Place intentional limits

If your choice is more than a yes or no, consider eliminating half of your options as soon as possible to avoid decision paralysis.

Use whatever criteria you need. For instance, if you are shopping for a jacket, you might limit the color options to black and brown to match your existing clothes. 

Having fewer options allows you to think more clearly and focus on what is important to you.

You can also use this strategy to limit your decision-making resources. Set a volume limit on the research you conduct. Maybe you will only look for that jacket in two stores or search in two online marketplaces. 

Consider the consequences

The goal here isn’t to focus on the negative consequences. Instead, determine whether the effects of something are actually significant. 

Does it really matter which jacket you choose, for instance? As long as it keeps you warm, is anything else important to you? The price, the color? 

If you don’t think a particular aspect will affect your choice, don’t worry about perfection. 

Playing in the snow isn’t any less fun in a brown jacket than in a black one.

Stair-step your choices

I’m sure you’ve heard the phrase, if you want to eat an elephant, you must eat it one bite at a time. This applies to decision-making as well. 

Make decisions a little bit easier by stair-stepping the process. Instead of viewing a choice as a huge hurdle, break it down into a series of smaller, more actionable tasks. 

For example, if packing for your impending move feels daunting, start by finding some packing boxes. That’s all. Just getting boxes. 

Taking on a smaller goal feels more manageable, and celebrating your victory will boost your motivation for the next step.

Block distractions

If your decision requires research, schedule a specific time for it. 

Beware—this is where most people stumble. 

The desire to explore each new detail in even greater detail is a major contributor to analysis paralysis. It’s easy to fall down the rabbit hole of internet searching. 

Set a time limit for your research. The Freedom app can block out any interruptions so you can maximize your time. Avoiding distractions will help you stay focused and save time.

Team making decision together to overcome analysis paralysis

Involve others

Consider getting help from others during the decision-making process. 

Amidst a big decision, staying neutral can be challenging.
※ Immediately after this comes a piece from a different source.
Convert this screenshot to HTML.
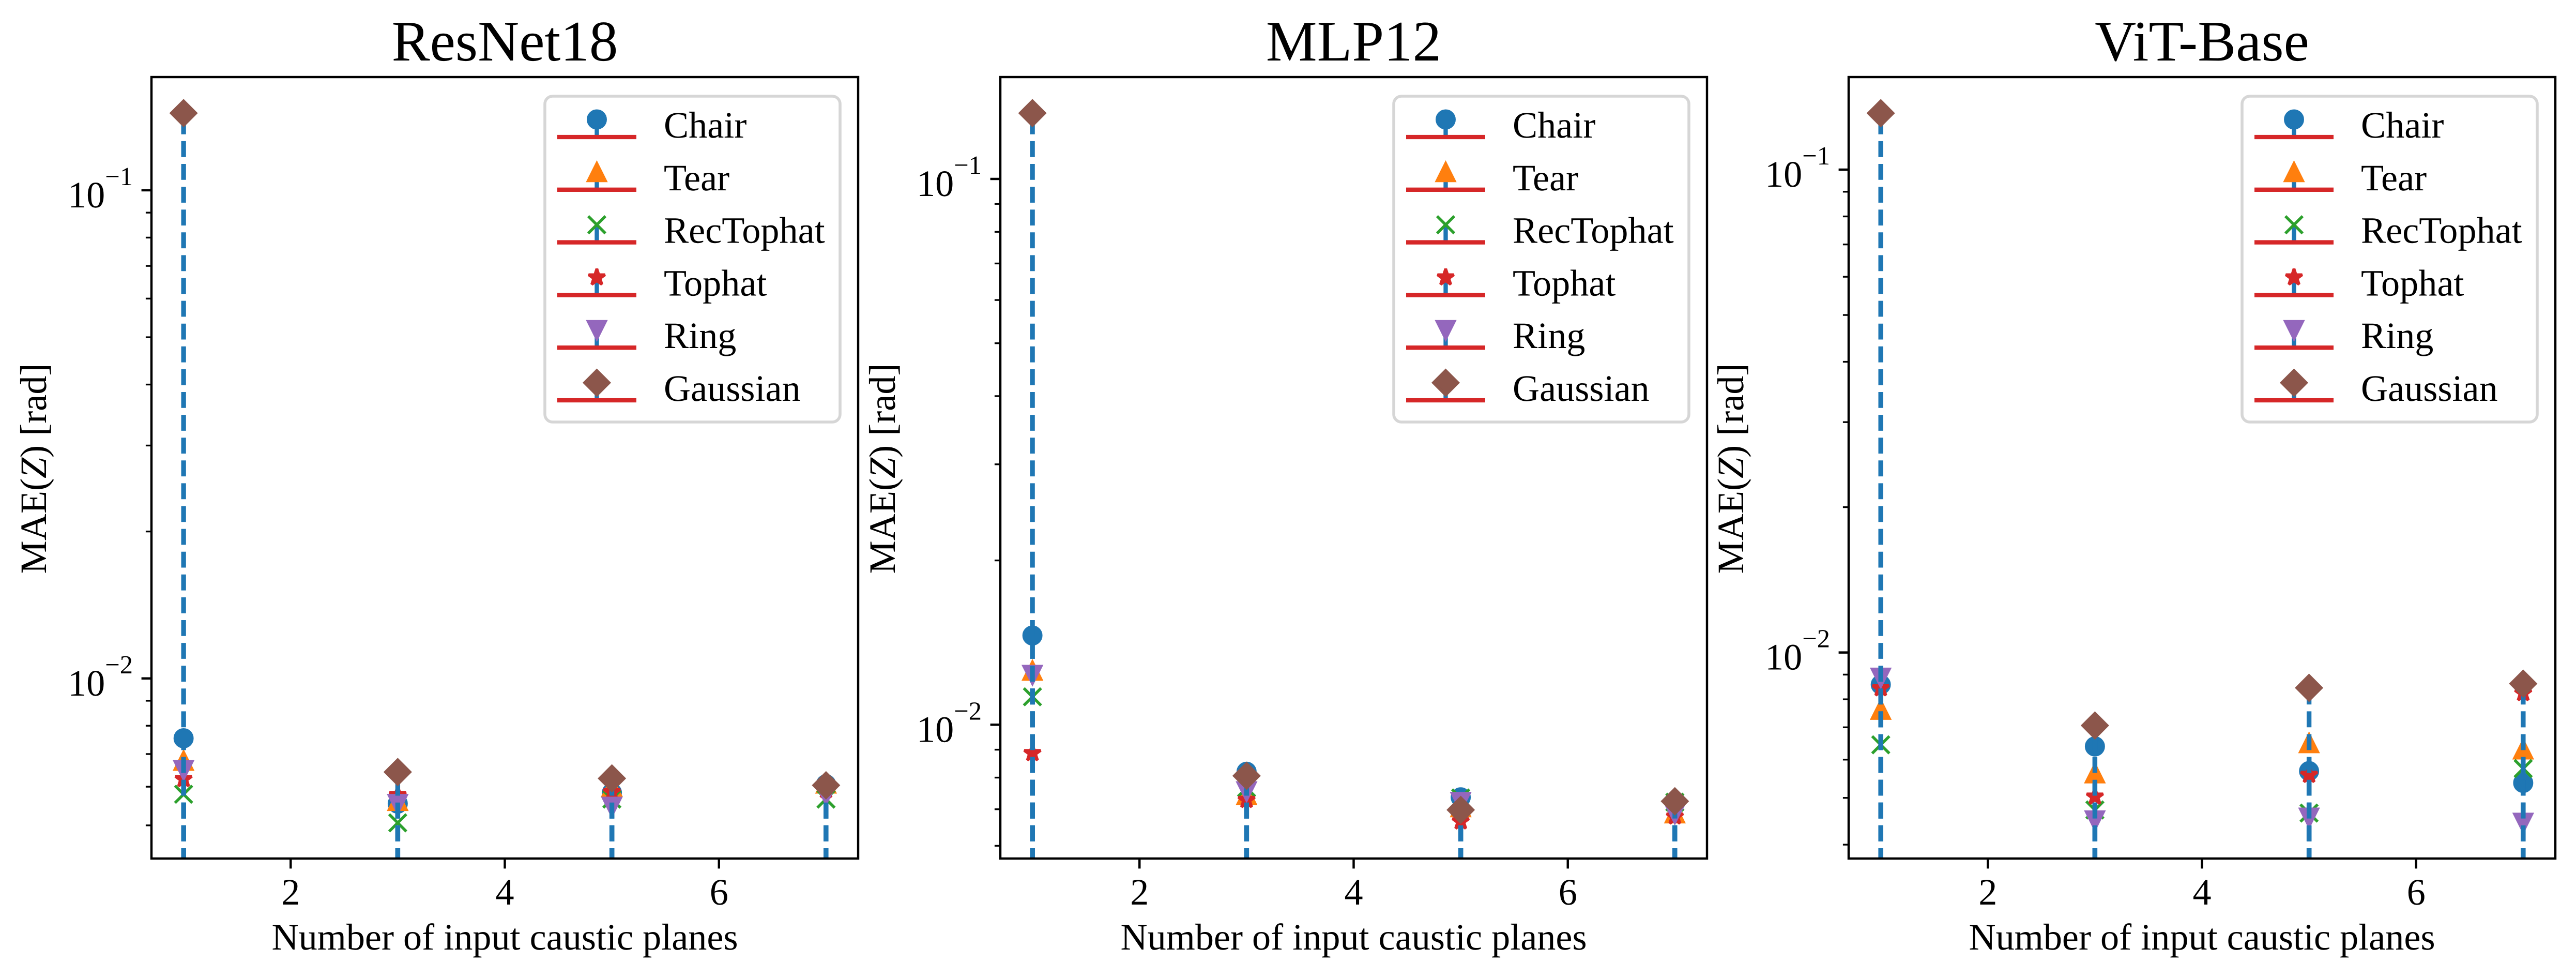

Objective advice from others can help move us along in the process, avoiding the paralysis of analysis and reassuring us that we are on the right track.

This is especially important when making work-related decisions. Engaging others in your thought process will give them a glimpse into your thinking as a leader. You’ll also gain a broader perspective, which will enhance your decision-making ability the next time.

Take a sugar break

Yes, you read that right. Remember the decision fatigue the parole judges experienced and how their decision-making power increased after lunch? 

Turns out, blood glucose plays a vital role in decision making. 

When you’re paralyzed by anxiety and don’t know what else to try, take a break and try something sweet. Avoid sugary candy bars in favor of healthier quick fixes like bananas, raisins, or honey.

Not only will the increase in blood sugar give your brain a little boost, but the time spent grabbing your snack and eating it will give you a few moments to rest and recharge. 

Making the best decision is as simple as doing it.

Just do it

Making the best decision is as simple as doing it.

Nothing is ever perfect. We will never have all the information. So the next time you feel stuck, keep this in mind: 

Successful people start before they’re ready and figure it out as they go.

You will likely feel unsure, unprepared, and unqualified. But I can assure you—all the planning, researching, delaying, and revising in the world won’t make the decision any easier.

So why not start now?

Wooden scrabble tiles spell out Go For It  to avoid Analysis Paralysis

Find freedom in limitation

In an article for Forbes, Jeff Boss said, “It doesn’t matter in which direction you choose to move when under a mortar attack, just as long as you move.”

The next time you’re faced with a big decision, resist analysis paralysis. Instead, develop a practical plan to ensure success.

The right decision lies somewhere between over analysis and taking a bold leap of faith.